• _TASK DIRECTIONS_: Going through the material below, please gather all lines with the word "this" in them.

(Stored entries)
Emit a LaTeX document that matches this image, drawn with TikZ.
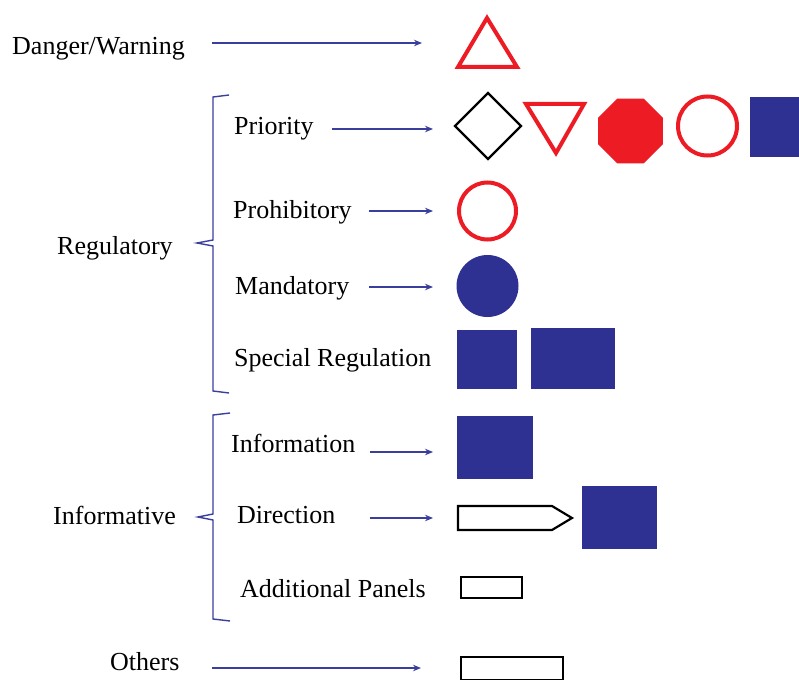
\documentclass[tikz,border=0pt]{standalone}
\usepackage{fontspec}
\setmainfont{Liberation Serif}
\usetikzlibrary{arrows.meta,calc}
\definecolor{sblue}{HTML}{2E3192}
\definecolor{sred}{HTML}{ED1C24}
\definecolor{ablue}{HTML}{3A3F9E}
\tikzset{
  lbl/.style={anchor=base west,inner sep=0pt,font=\fontsize{26}{29}\selectfont},
  conn/.style={draw=ablue,line width=1.5pt,-{Stealth[length=8pt,width=6.5pt]}},
  brace/.style={draw=ablue,line width=1.4pt},
  redline/.style={draw=sred,line width=4pt},
  blackline/.style={draw=black,line width=2.2pt},
  bluefill/.style={fill=sblue},
}
\begin{document}
\begin{tikzpicture}[x=1pt,y=-1pt]
\useasboundingbox (0,0) rectangle (799,679);
% labels
\node[lbl] (dw) at (12,55) {Danger/Warning};
\node[lbl] (reg) at (57,254) {Regulatory};
\node[lbl] (pri) at (234,135) {Priority};
\node[lbl] (pro) at (233,218) {Prohibitory};
\node[lbl] (man) at (235,294) {Mandatory};
\node[lbl] (spe) at (234,366) {Special Regulation};
\node[lbl] (inf) at (53,524) {Informative};
\node[lbl] (info) at (231,452) {Information};
\node[lbl] (dir) at (237,523) {Direction};
\node[lbl] (add) at (240,597) {Additional Panels};
\node[lbl] (oth) at (110,670) {Others};
% arrow end points
\coordinate (dw1) at (212,43); \coordinate (dw2) at (422,43);
\coordinate (pri1) at (332,129); \coordinate (pri2) at (433,129);
\coordinate (pro1) at (369,211); \coordinate (pro2) at (433,211);
\coordinate (man1) at (369,287); \coordinate (man2) at (433,287);
\coordinate (info1) at (370,452); \coordinate (info2) at (433,452);
\coordinate (dir1) at (370,518); \coordinate (dir2) at (433,518);
\coordinate (oth1) at (212,668); \coordinate (oth2) at (421,668);
\draw[conn] (dw1) -- (dw2);
\draw[conn] (pri1) -- (pri2);
\draw[conn] (pro1) -- (pro2);
\draw[conn] (man1) -- (man2);
\draw[conn] (info1) -- (info2);
\draw[conn] (dir1) -- (dir2);
\draw[conn] (oth1) -- (oth2);
% braces
\draw[brace] (229,95) -- (213,97) -- (213,240) -- (197,243) -- (213,246) -- (213,391) -- (229,393);
\draw[brace] (230,413) -- (213,415) -- (213,514) -- (198,517) -- (213,520) -- (213,619) -- (230,621);
% danger triangle
\draw[redline,line join=miter] (487,18) -- (517,67) -- (458,67) -- cycle;
% priority row
\draw[blackline] (488,93) -- (521,126) -- (488,159) -- (455,126) -- cycle;
\draw[redline,line join=miter] (526,104) -- (584,104) -- (556,153) -- cycle;
\coordinate (oct) at (630.5,131);
\fill[sred] ($(oct)+(22.5:35)$) -- ($(oct)+(67.5:35)$) -- ($(oct)+(112.5:35)$) -- ($(oct)+(157.5:35)$) -- ($(oct)+(202.5:35)$) -- ($(oct)+(247.5:35)$) -- ($(oct)+(292.5:35)$) -- ($(oct)+(337.5:35)$) -- cycle;
\draw[redline] (707.5,126) circle[radius=29.5];
\fill[bluefill] (750,97) rectangle (800,157);
% prohibitory / mandatory
\draw[redline] (487.5,211) circle[radius=28.5];
\fill[bluefill] (487.5,286) circle[radius=31];
% special regulation
\fill[bluefill] (457,330) rectangle (517,389);
\fill[bluefill] (531,328) rectangle (615,389);
% informative
\fill[bluefill] (457,416) rectangle (533,479);
\draw[blackline,line join=miter] (458,506) -- (552,506) -- (572,518) -- (552,530) -- (458,530) -- cycle;
\fill[bluefill] (582,486) rectangle (657,549);
\draw[blackline] (461,577) rectangle (522,598);
\draw[blackline] (461,657) rectangle (563,680);
\end{tikzpicture}
\end{document}
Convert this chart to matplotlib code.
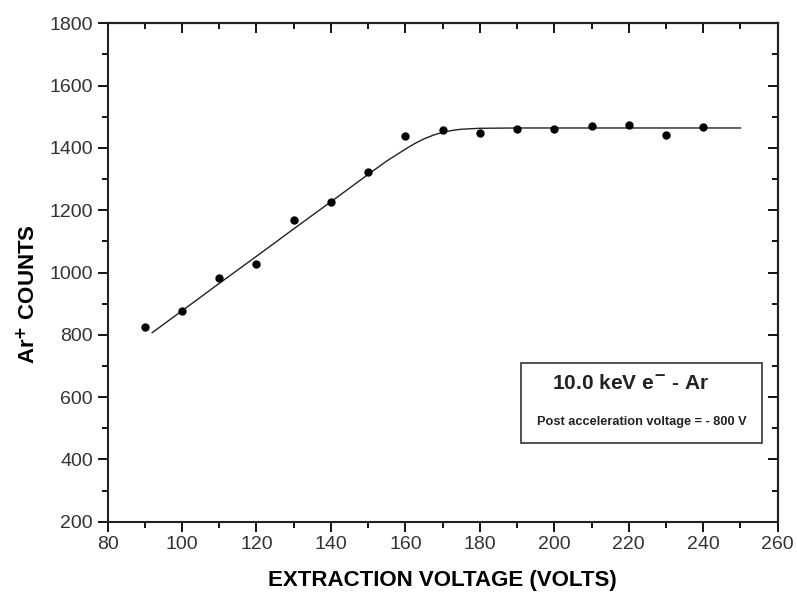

• _ANSWER TO THE EXERCISE_:
Emit a LaTeX document that matches this image, drawn with TikZ.
Convert this chart to matplotlib code.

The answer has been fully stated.